Saturday, May 05, 2012


After charging up the battery bank and then disconnecting the batteries I let them rest over night. I came back on board the next day and measured each battery's voltage and did two tests on each battery  using the Centech Battery Analyzer  and a 100 Amp Battery Load Tester.

Here's a quick video showing how to use the Centech Analyzer:

Here is the data I got from the Centech battery analyzer testing

                                      VOLTS   mOHM  CCA     BAT CAPACITY
BATTERY 1                   12.94      2.39      1235          100%
BATTERY 2                   12.45      2.33      1265          100%
BATTERY 3                   12.92      2.35      1241          100%
BATTERY 4 (suspect)   12.92      2.48      1179          100%

All batteries have passed the test from the analyzer. Though battery 4 (the lowest battery in the string) is certainly has a slightly diminished CCA (Cold Cranking Amps) reading compared to some of the others. But, it still passed the tests. The parasitic load from the Paktrakr that was on this battery for four years seems to have weakened it a little. It also has a slightly higher milliohm resistance reading compared to the other batteries not much more though. This might be due to some sulfation internal to the battery because of the parasitic load.
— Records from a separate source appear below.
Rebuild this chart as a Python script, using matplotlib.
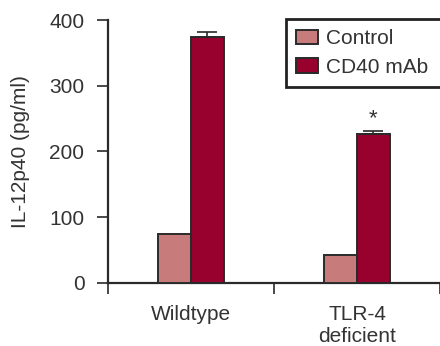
import matplotlib
matplotlib.use("Agg")
import matplotlib.pyplot as plt
import numpy as np

plt.rcParams['font.family'] = ['Liberation Sans', 'DejaVu Sans']

groups = ["Wildtype", "TLR-4\ndeficient"]
series = ["Control", "CD40 mAb"]
control = [74, 42]
cd40 = [374, 226]
cd40_err = [7, 5]
significance = ["", "*"]
yticks = [0, 100, 200, 300, 400]

c_control = "#C77B7A"
c_cd40 = "#98002E"
edge = "#2a2a2a"
text_col = "#333333"
fs = 15

fig = plt.figure(figsize=(4.4, 3.46), dpi=100)
W, H = 440, 346
left, right, top, bottom = 108, 440, 20, 282.7
ax = fig.add_axes([left / W, 1 - bottom / H, (right - left) / W, (bottom - top) / H])

x = np.arange(len(groups))
bw = 0.196
ax.bar(x - bw / 2, control, bw, color=c_control, edgecolor=edge, linewidth=1.4,
       label=series[0], zorder=3)
ax.bar(x + bw / 2, cd40, bw, color=c_cd40, edgecolor=edge, linewidth=1.4,
       label=series[1], zorder=3)
ax.errorbar(x + bw / 2, cd40, yerr=[np.zeros(len(cd40)), cd40_err], fmt="none",
            ecolor=edge, elinewidth=1.2, capsize=7, capthick=1.2, zorder=2)
for xi, v, e, s in zip(x, cd40, cd40_err, significance):
    if s:
        ax.text(xi + bw / 2, v + e + 3, s, ha="center", va="bottom",
                fontsize=fs + 1, color=text_col)

ax.set_xlim(-0.5, -0.5 + (right - left) / 169.0)
ax.set_ylim(0, 400)
ax.set_yticks(yticks)
ax.set_yticklabels([str(t) for t in yticks], fontsize=fs, color=text_col)

# category separators as ticks, labels at group centres
ax.set_xticks(np.arange(len(groups) + 1) - 0.5)
ax.set_xticklabels([])
ax.set_xticks(x, minor=True)
ax.set_xticklabels(groups, minor=True, fontsize=fs, color=text_col, linespacing=1.2)
ax.tick_params(axis="x", which="major", length=8, width=1.2, color=edge, direction="out")
ax.tick_params(axis="x", which="minor", length=0, pad=16)
ax.tick_params(axis="y", length=8, width=1.2, color=edge, direction="out", pad=9)

for side in ("top", "right"):
    ax.spines[side].set_visible(False)
for side in ("left", "bottom"):
    ax.spines[side].set_linewidth(1.6)
    ax.spines[side].set_color(edge)
ax.spines["left"].set_bounds(0, 400)

ax.set_ylabel("IL-12p40 (pg/ml)", fontsize=fs, color=text_col, labelpad=14)

leg_top = 1 - 19 / H
leg = fig.legend(loc="upper left", bbox_to_anchor=(285.7 / W, leg_top - 0.1, 220 / W, 0.1),
                 mode="expand", fontsize=fs, frameon=True, fancybox=False, framealpha=1,
                 handlelength=1.05, handleheight=0.7, handletextpad=0.4,
                 labelspacing=0.45, borderpad=0.5, borderaxespad=0)
leg.get_frame().set_edgecolor("#222222")
leg.get_frame().set_linewidth(2.0)
for t in leg.get_texts():
    t.set_color(text_col)
for p in leg.get_patches():
    p.set_edgecolor(edge)
    p.set_linewidth(1.4)

fig.savefig("out.png", dpi=100)
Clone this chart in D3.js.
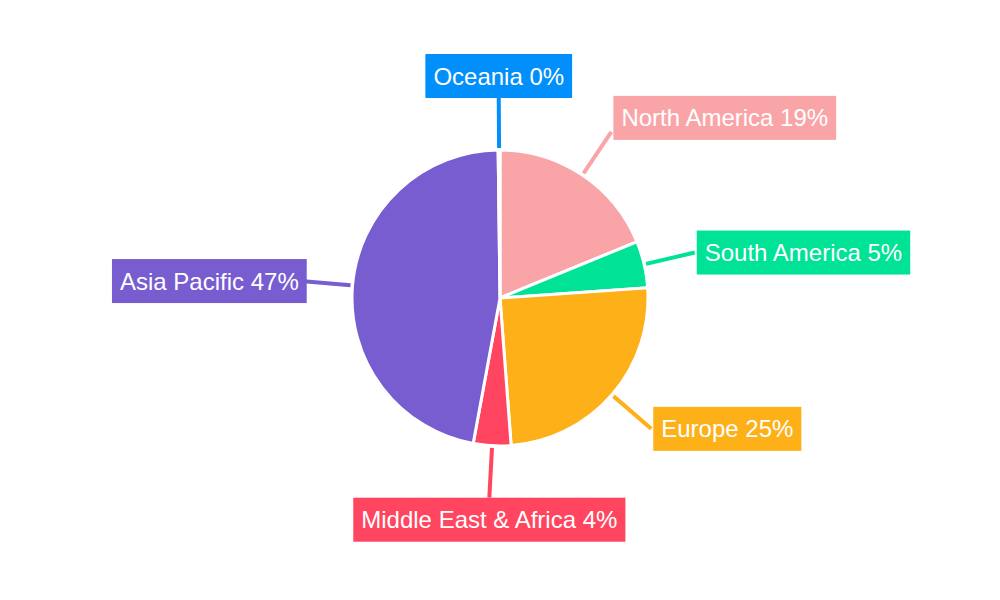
<!DOCTYPE html>
<html><head><meta charset="utf-8">
<script src="https://cdn.jsdelivr.net/npm/d3@7"></script>
<style>body{margin:0;background:#fff}</style>
</head><body>
<svg id="chart" width="1000" height="600"></svg>
<script>
// slice data, clockwise from 12 o'clock
var regions = ["North America", "South America", "Europe", "Middle East & Africa", "Asia Pacific", "Oceania"];
var shares = [18.8, 5.1, 24.9, 4.1, 46.9, 0.2];
var colors = ["#F9A5A7", "#00E396", "#FEB019", "#FF4560", "#775DD0", "#008FFB"];

var svg = d3.select("#chart");
var cx = 500, cy = 298, r = 148;
var g = svg.append("g").attr("transform", "translate(" + cx + "," + cy + ")");

var pie = d3.pie().sort(null).value(function(d){ return d; });
var arcs = pie(shares);
var arc = d3.arc().innerRadius(0).outerRadius(r);

g.selectAll("path").data(arcs).enter().append("path")
    .attr("d", arc)
    .attr("fill", function(d, i){ return colors[i]; })
    .attr("stroke", "#fff").attr("stroke-width", 3);

var lineArcStart = d3.arc().innerRadius(r + 2).outerRadius(r + 2);
var lineArcEnd = d3.arc().innerRadius(r + 52).outerRadius(r + 52);

arcs.forEach(function(d, i){
    var p0 = lineArcStart.centroid(d), p1 = lineArcEnd.centroid(d);
    g.append("line").attr("x1", p0[0]).attr("y1", p0[1]).attr("x2", p1[0]).attr("y2", p1[1])
        .attr("stroke", colors[i]).attr("stroke-width", 4);
    var label = regions[i] + " " + Math.round(shares[i]) + "%";
    var lg = g.append("g");
    var t = lg.append("text").text(label).attr("fill", "#fff")
        .attr("font-family", "Liberation Sans, Arial, sans-serif").attr("font-size", 24)
        .attr("dominant-baseline", "central");
    var w = t.node().getComputedTextLength() + 16, h = 44;
    var bx, by;
    if (Math.abs(p1[0]) < 15) {
        bx = p1[0] - w / 2;
        by = p1[1] < 0 ? p1[1] - h : p1[1];
    } else if (p1[0] > 0) {
        bx = p1[0] + 2; by = p1[1] - h / 2 - (p1[1] < -100 ? 14 : 0);
    } else {
        bx = p1[0] - w + 6; by = p1[1] - h / 2;
    }
    lg.insert("rect", "text").attr("x", bx).attr("y", by).attr("width", w).attr("height", h)
        .attr("fill", colors[i]);
    t.attr("x", bx + 8).attr("y", by + h / 2);
});
</script>
</body></html>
I followed the Centech battery analyzer test with the  100 Amp Battery Load Tester. All batteries passed that load test too:

Obviously, I will be keeping an eye on battery four which when I started this investigation would not even complete a charge on two separate battery chargers. After those results some might have just thrown the battery away and replaced it. But, as you can see it did manage to redeem it's self over time once the parasitic drain was removed. Why all of a sudden did I have this problem after four years? The only thing different this year is that I did not have my 48 volt Air X wind turbine also providing additional charging over the winter layup. This made the solar panels the only charging source and it may have not been enough considering the constant parascitic load on the fourth battery. I also added an additional device to monitor the charging of the battery bank. This additional load may have been enough to add additional sulfation to the suspect battery. So the lesson learned for this electric sailor is to keep parasitic loads off any one battery in the string. Another good thing from this investigation is I now have data to see how each individual battery the 48 volt propulsion bank ages from here on.